Vaudeville left an interesting and complicated legacy. It was key to the success of later radio, film, and television productions and the broader development of comedy. The structure of one host introducing multiple acts has been used since. For example, in The Ed Sullivan Show and Late Night with David Letterman.
Also of note is the popularity of words like “flop” and “gag,” both of which originated with vaudeville.
Example of Vaudeville Theatre
The Passing Show
The Passing Show was a musical, theatrical production that was presented in 1894 by George Lederer. It was one of the earliest musical revues on Broadway and helped to inspire that which followed. The performance included songs like ‘Old Before His Time’ and ‘The Fellow That Played the Drum.’
Vaudeville left its greatest mark on film and cinema. The “palaces” that once hosted Vaudeville entertainment were transitioned into cinemas. Additionally, the legacy of Vaudeville lived on in the form of late-night comedy and variety shows.

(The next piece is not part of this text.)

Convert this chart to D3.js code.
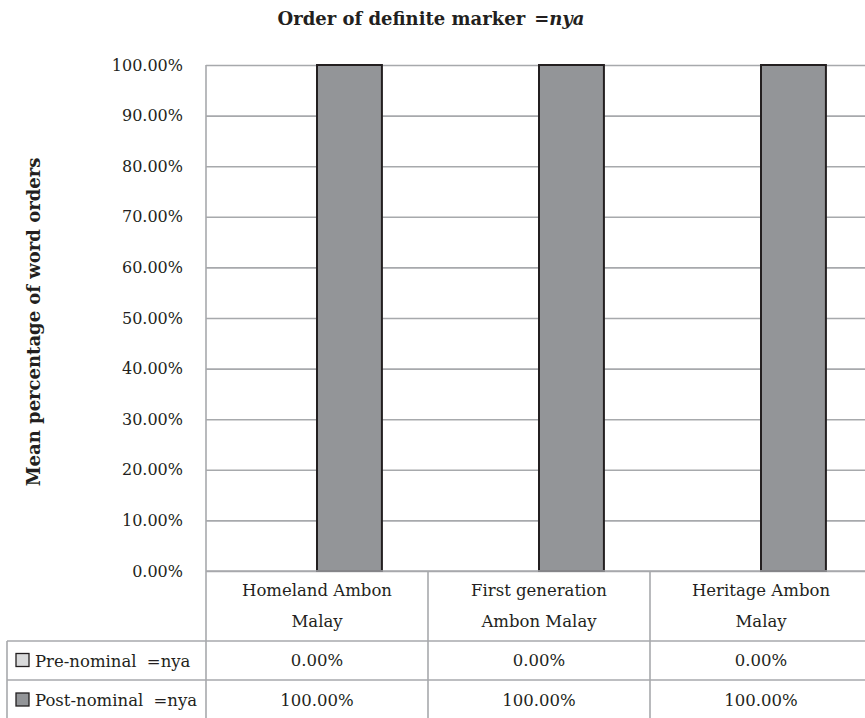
<!DOCTYPE html>
<html>
<head>
<meta charset="utf-8">
<script src="https://cdn.jsdelivr.net/npm/d3@7"></script>
<style>
  body { margin: 0; background: #fff; }
  svg { display: block; }
  text { font-family: "DejaVu Serif", "Liberation Serif", serif; fill: #231f20; }
</style>
</head>
<body>
<div id="chart"></div>
<script>
// chart data
var categories = ["Homeland Ambon Malay", "First generation Ambon Malay", "Heritage Ambon Malay"];
var categoryLines = [["Homeland Ambon", "Malay"], ["First generation", "Ambon Malay"], ["Heritage Ambon", "Malay"]];
var seriesNames = ["Pre-nominal =nya", "Post-nominal =nya"];
var preNominal = [0, 0, 0];
var postNominal = [100, 100, 100];
var yTicks = [0, 10, 20, 30, 40, 50, 60, 70, 80, 90, 100];
var seriesColors = ["#d9dadb", "#939598"];

var svgWidth = 865;
var svgHeight = 718;

var margin = { top: 65, left: 206 };
var plotRight = 872;   // plot runs a little past the page edge
var plotBottom = 571;

var svg = d3.select("#chart")
  .append("svg")
  .attr("width", svgWidth)
  .attr("height", svgHeight);

var lineColor = "#a7a9ac";

// scales
var xScale = d3.scaleBand()
  .domain(categories)
  .range([margin.left, plotRight])
  .paddingInner(0)
  .paddingOuter(0);

var xSeries = d3.scaleBand()
  .domain(seriesNames)
  .range([0, xScale.bandwidth()])
  .paddingInner(0)
  .paddingOuter(0.71);

var yScale = d3.scaleLinear()
  .domain([0, 100])
  .range([plotBottom, margin.top]);

// gridlines + tick labels
var yAxis = d3.axisLeft(yScale)
  .tickValues(yTicks)
  .tickSize(-(plotRight - margin.left))
  .tickPadding(23)
  .tickFormat(d => d.toFixed(2) + "%");

var yAxisGroup = svg.append("g")
  .attr("transform", `translate(${margin.left}, 0)`)
  .call(yAxis);

yAxisGroup.select(".domain").remove();
yAxisGroup.selectAll(".tick line")
  .attr("stroke", lineColor)
  .attr("stroke-width", 1.6);
yAxisGroup.selectAll(".tick text")
  .attr("font-size", "16px")
  .attr("font-family", "DejaVu Serif")
  .attr("fill", "#231f20");

// bars
var rows = seriesNames.map((name, i) => ({
  name: name,
  color: seriesColors[i],
  values: i === 0 ? preNominal : postNominal
}));

rows.forEach(function(row) {
  svg.append("g")
    .selectAll("rect")
    .data(row.values.map((v, j) => ({ cat: categories[j], value: v })))
    .enter()
    .append("rect")
    .filter(d => d.value > 0)
    .attr("x", d => xScale(d.cat) + xSeries(row.name))
    .attr("y", d => yScale(d.value))
    .attr("width", xSeries.bandwidth())
    .attr("height", d => yScale(0) - yScale(d.value))
    .attr("fill", row.color)
    .attr("stroke", "#231f20")
    .attr("stroke-width", 2);
});

// data table
var table = svg.append("g");
var rowTop = [641, 680, 720];
var tableLeft = 7;

// horizontal lines
table.append("line")
  .attr("x1", margin.left).attr("x2", plotRight)
  .attr("y1", plotBottom).attr("y2", plotBottom)
  .attr("stroke", lineColor).attr("stroke-width", 1.6);
rowTop.slice(0, 2).forEach(function(y) {
  table.append("line")
    .attr("x1", tableLeft).attr("x2", plotRight)
    .attr("y1", y).attr("y2", y)
    .attr("stroke", lineColor).attr("stroke-width", 1.6);
});

// vertical lines
table.append("line")
  .attr("x1", margin.left).attr("x2", margin.left)
  .attr("y1", margin.top).attr("y2", svgHeight)
  .attr("stroke", lineColor).attr("stroke-width", 1.6);
table.append("line")
  .attr("x1", tableLeft).attr("x2", tableLeft)
  .attr("y1", rowTop[0]).attr("y2", svgHeight)
  .attr("stroke", lineColor).attr("stroke-width", 1.6);
categories.slice(1).forEach(function(c) {
  table.append("line")
    .attr("x1", xScale(c)).attr("x2", xScale(c))
    .attr("y1", plotBottom).attr("y2", svgHeight)
    .attr("stroke", lineColor).attr("stroke-width", 1.6);
});

// category labels
categories.forEach(function(c, i) {
  categoryLines[i].forEach(function(line, k) {
    table.append("text")
      .attr("x", xScale(c) + xScale.bandwidth() / 2)
      .attr("y", 590 + k * 31)
      .attr("text-anchor", "middle")
      .attr("dominant-baseline", "central")
      .attr("font-size", "16.5px")
      .text(line);
  });
});

// value rows with legend keys
rows.forEach(function(row, r) {
  var cy = (rowTop[r] + rowTop[r + 1]) / 2;
  table.append("rect")
    .attr("x", 16).attr("y", cy - 7)
    .attr("width", 13).attr("height", 13)
    .attr("fill", row.color)
    .attr("stroke", "#231f20")
    .attr("stroke-width", 1.3);
  var parts = row.name.split("=");
  var label = table.append("text")
    .attr("x", 35).attr("y", cy)
    .attr("dominant-baseline", "central")
    .attr("font-size", "16.5px")
    .attr("xml:space", "preserve");
  label.append("tspan").text(parts[0]);
  label.append("tspan").attr("dx", 5).text("=" + parts[1]);

  row.values.forEach(function(v, j) {
    table.append("text")
      .attr("x", xScale(categories[j]) + xScale.bandwidth() / 2)
      .attr("y", cy)
      .attr("text-anchor", "middle")
      .attr("dominant-baseline", "central")
      .attr("font-size", "16.5px")
      .text(v.toFixed(2) + "%");
  });
});

// chart title
var title = svg.append("text")
  .attr("x", 431)
  .attr("y", 18)
  .attr("text-anchor", "middle")
  .attr("dominant-baseline", "central")
  .attr("font-size", "18px")
  .attr("font-weight", "bold");
title.append("tspan").text("Order of definite marker");
title.append("tspan").attr("dx", 9).text("=");
title.append("tspan").attr("font-style", "italic").text("nya");

// y axis title
svg.append("text")
  .attr("transform", `translate(33, ${(margin.top + plotBottom) / 2 + 4}) rotate(-90)`)
  .attr("text-anchor", "middle")
  .attr("dominant-baseline", "central")
  .attr("font-size", "18px")
  .attr("font-weight", "bold")
  .text("Mean percentage of word orders");
</script>
</body>
</html>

Film and radio killed Vaudeville. These cheaper and easier-to-access forms of entertainment eventually led to the death of Vaudeville. Often, the shift of New York City’s Palace Theatre from vaudeville to cinema in 1932 is cited as the official date that Vaudeville “died.”
The purpose was to entertain. Vaudeville performances were crafted so that they would appeal to as many different types of people as possible. They brought “high” and “low” entertainment together as well as the upper, middle, and lower classes.
Some of the major stars of Vaudeville included Will Rogers, Bob Hope, Burns & Allen, and Fanny Brice.
Related Literary Terms
- Farce: a genre of comedic literature. It uses exaggerated and outrageous situations to create humor and make the audience laugh.
- Satire: used to analyze behaviors to make fun of, criticize, or chastise them in a humorous way.
- Comedy: a humorous and entertaining genre of literature, film, and television.
- Aphorism: are short, serious, humorous, and philosophical truths about life.
- Black Humor: a literary device that’s used in all forms of literature in order to discuss taboo subjects in a less distressing way.
- Play: a form of writing for theatre. It is divided into acts and scenes.
- Act: a primary division of a dramatic work, like a play, film, opera, or other performance. The act is made up of shorter scenes.